Monsieur Sauvé, merci d'être venu nous rencontrer.
Nous allons maintenant procéder à l'examen article par article du projet de loi. Nous allons prendre un instant pour vous permettre de quitter la table et nous reviendrons pour l'examen du projet de loi article par article.
Nous allons suspendre la séance pour deux minutes.
Nous voulons aussi souhaiter la bienvenue à John Giokas et à Catherine Kane, de la Section de la politique en matière de droit pénal du ministère de la Justice. Bon retour à vous deux.
Vous avez devant vous quatre amendements du gouvernement.

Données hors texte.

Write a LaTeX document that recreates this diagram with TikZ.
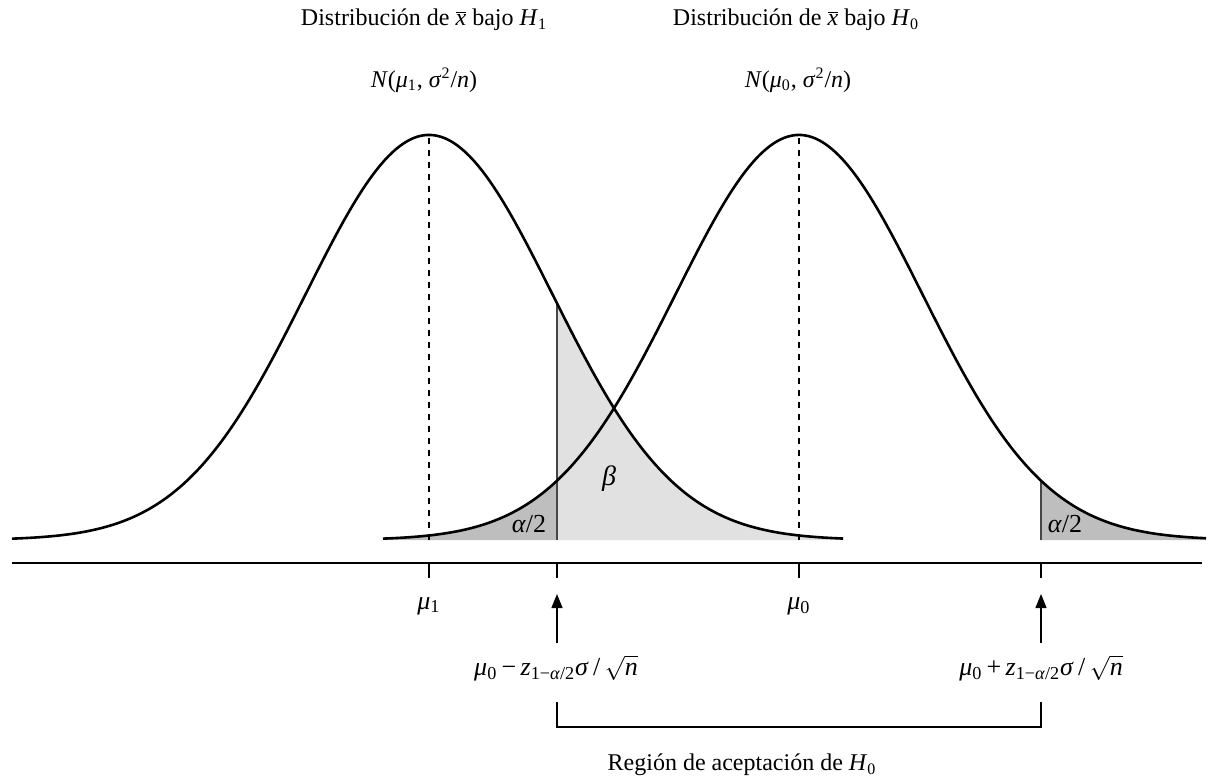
\documentclass[tikz,border=0pt]{standalone}
\usepackage{fontspec}
\setmainfont{Liberation Serif}
\usepackage{tikz}
\usetikzlibrary{arrows.meta, positioning}
\definecolor{betacolor}{RGB}{225,225,225}
\definecolor{alphacolor}{RGB}{190,190,190}
\definecolor{edgecolor}{RGB}{70,70,70}
\newcommand{\xbar}{\ensuremath{\overline{\mbox{\itshape x}}}}
\newcommand{\sqrtn}{\ensuremath{\sqrt{\mbox{\itshape n}}}}

\begin{document}
\begin{tikzpicture}[
    x=0.5pt, y=-0.5pt,
    font=\fontsize{12}{14}\selectfont,
    declare function={
        gone(\t)=540-405*exp(-((\t-429)/123.47)^2/2);
        gzero(\t)=540-405*exp(-((\t-799)/123.47)^2/2);
    },
    curve/.style={line width=1.3pt, samples=150, smooth},
    meanline/.style={dashed, line width=0.6pt},
    critline/.style={line width=0.6pt, draw=edgecolor},
    axisline/.style={line width=0.8pt},
    uparrow/.style={-{Triangle[length=7pt, width=5.5pt]}, line width=0.7pt},
    bracket/.style={line width=0.7pt},
    mathlabel/.style={font=\fontsize{13}{15}\selectfont}
]
\useasboundingbox (0,0) rectangle (1210,783);

%% SHADED AREAS %%
\fill[betacolor] (557,540) -- plot[domain=557:843, samples=100] (\x, {gone(\x)}) -- (843,540) -- cycle;
\fill[alphacolor] (383,540) -- plot[domain=383:557, samples=60] (\x, {gzero(\x)}) -- (557,540) -- cycle;
\fill[alphacolor] (1041,540) -- plot[domain=1041:1206, samples=60] (\x, {gzero(\x)}) -- (1206,540) -- cycle;

%% KEY POINTS %%
\coordinate (peakone) at (429,{gone(429)});
\coordinate (baseone) at (429,540);
\coordinate (peakzero) at (799,{gzero(799)});
\coordinate (basezero) at (799,540);
\coordinate (lowtop) at (557,{gone(557)});
\coordinate (lowbase) at (557,540);
\coordinate (hightop) at (1041,{gzero(1041)});
\coordinate (highbase) at (1041,540);

\draw[critline] (lowbase) -- (lowtop);
\draw[critline] (highbase) -- (hightop);
\draw[meanline] (baseone) -- (peakone);
\draw[meanline] (basezero) -- (peakzero);

%% CURVES %%
\draw[curve, domain=12:843] plot (\x, {gone(\x)});
\draw[curve, domain=383:1206] plot (\x, {gzero(\x)});

%% AXIS %%
\coordinate (axisleft) at (12,563);
\coordinate (axisright) at (1202,563);
\draw[axisline] (axisleft) -- (axisright);
\foreach \p in {429,557,799,1041}
    \draw[axisline] (\p,563) -- (\p,578);

%% LABELS IN THE PLOT %%
\node[mathlabel] (alphaleft) at (529,524) {\textit{α}/2};
\node[mathlabel] (alpharight) at (1065,524) {\textit{α}/2};
\node[mathlabel, font=\fontsize{14}{16}\selectfont] (beta) at (609,479) {\itshape β};

%% TITLES %%
\node (titleone) at (424,20) {Distribución de \xbar{} bajo \textit{H}\textsubscript{1}};
\node (titlezero) at (796,20) {Distribución de \xbar{} bajo \textit{H}\textsubscript{0}};
\node (normone) at (424,80) {\textit{N}(\textit{μ}\textsubscript{1}, \textit{σ}\textsuperscript{2}/\textit{n})};
\node (normzero) at (798,80) {\textit{N}(\textit{μ}\textsubscript{0}, \textit{σ}\textsuperscript{2}/\textit{n})};

%% AXIS LABELS %%
\node[mathlabel] (muone) at (429,606) {\textit{μ}\textsubscript{1}};
\node[mathlabel] (muzero) at (799,606) {\textit{μ}\textsubscript{0}};

\node[mathlabel] (critlow) at (556,668) {\textit{μ}\textsubscript{0}\,−\,\textit{z}\textsubscript{1−\textit{α}/2}\textit{σ}\,/\,\sqrtn};
\node[mathlabel] (crithigh) at (1041,668) {\textit{μ}\textsubscript{0}\,+\,\textit{z}\textsubscript{1−\textit{α}/2}\textit{σ}\,/\,\sqrtn};

\coordinate (lowtip) at (557,594);
\coordinate (hightip) at (1041,594);
\coordinate (lowfoot) at (557,643);
\coordinate (highfoot) at (1041,643);
\draw[uparrow] (lowfoot) -- (lowtip);
\draw[uparrow] (highfoot) -- (hightip);

%% ACCEPTANCE REGION %%
\coordinate (brlowtop) at (557,702);
\coordinate (brlowbot) at (557,727);
\coordinate (brhightop) at (1041,702);
\coordinate (brhighbot) at (1041,727);
\draw[bracket] (brlowtop) -- (brlowbot) -- (brhighbot) -- (brhightop);

\node (accept) at (742,765) {Región de aceptación de \textit{H}\textsubscript{0}};

\end{tikzpicture}
\end{document}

Je crois que vous avez eu la possibilité de les examiner. Je crois comprendre que tous les amendements vous ont été communiqués par courriel.

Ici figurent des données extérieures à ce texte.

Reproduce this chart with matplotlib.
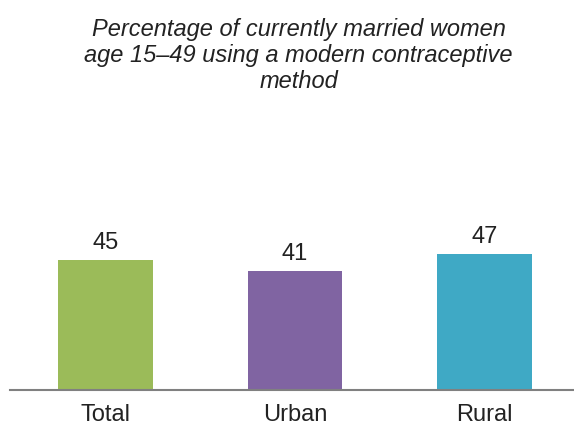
import matplotlib
matplotlib.use("Agg")
import matplotlib.pyplot as plt

categories = ["Total", "Urban", "Rural"]
values = [45, 41, 47]
colors = ["#9BBB59", "#8064A2", "#3FA9C5"]

plt.rcParams['font.family'] = ['Liberation Sans', 'DejaVu Sans']

fig = plt.figure(figsize=(5.74, 4.28), dpi=100)
ax = fig.add_axes([10 / 574, 1 - 390 / 428, 1 - 10 / 574, 290 / 428])

x = range(len(categories))
bars = ax.bar(x, values, width=0.5, color=colors, zorder=2)
for xi, v in zip(x, values):
    ax.text(xi, v + 2, str(v), ha='center', va='bottom', fontsize=17, color='#222222')

ax.set_xlim(-0.504, 2.472)
ax.set_ylim(0, 100)
ax.set_xticks(list(x))
ax.set_xticklabels(categories, fontsize=17, color='#222222')
ax.tick_params(axis='x', length=0, pad=10)
ax.set_yticks([])
for s in ['top', 'right', 'left']:
    ax.spines[s].set_visible(False)
ax.spines['bottom'].set_color('#808080')
ax.spines['bottom'].set_linewidth(1.5)
ax.spines['bottom'].set_zorder(3)

fig.text(298.5 / 574, 1 - 55.5 / 428,
         "Percentage of currently married women\nage 15\u201349 using a modern contraceptive\nmethod",
         ha='center', va='center', fontsize=17, style='italic', color='#222222',
         linespacing=1.17)

fig.savefig("out.png", dpi=100)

En vertu du paragraphe 75(1) du Règlement, l'examen de l'article 1 est reporté à plus tard.
(Article 2)
Le président: Je crois comprendre que le gouvernement a un amendement pour l'article 2. Monsieur Moore, aimeriez-vous présenter l'amendement et l'expliquer.
Oui. Je propose l'adoption de l'amendement. Il s'agit d'un amendement technique qui permet d'aligner les versions anglaise et française, et si vous avez besoin d'explications, des spécialistes du ministère sont ici pour y répondre. C'est un amendement technique qui concerne le libellé.
Comme M. Moore l'a dit, il s'agit simplement de clarifier le libellé. L'anglais et le français véhiculent fondamentalement la même notion, soit que lorsque la loi entrera en vigueur, la disposition à laquelle il renvoie au paragraphe (1) ne s'appliquera plus. Un libellé plus précis a été utilisé dans la version française et la motion proposée permettra d'aligner la version anglaise sur la version française. L'effet est le même, à savoir qu'il s'agit fondamentalement d'un libellé plus précis et plus clair; l'amendement ne vise qu'à modifier la version anglaise du projet de loi.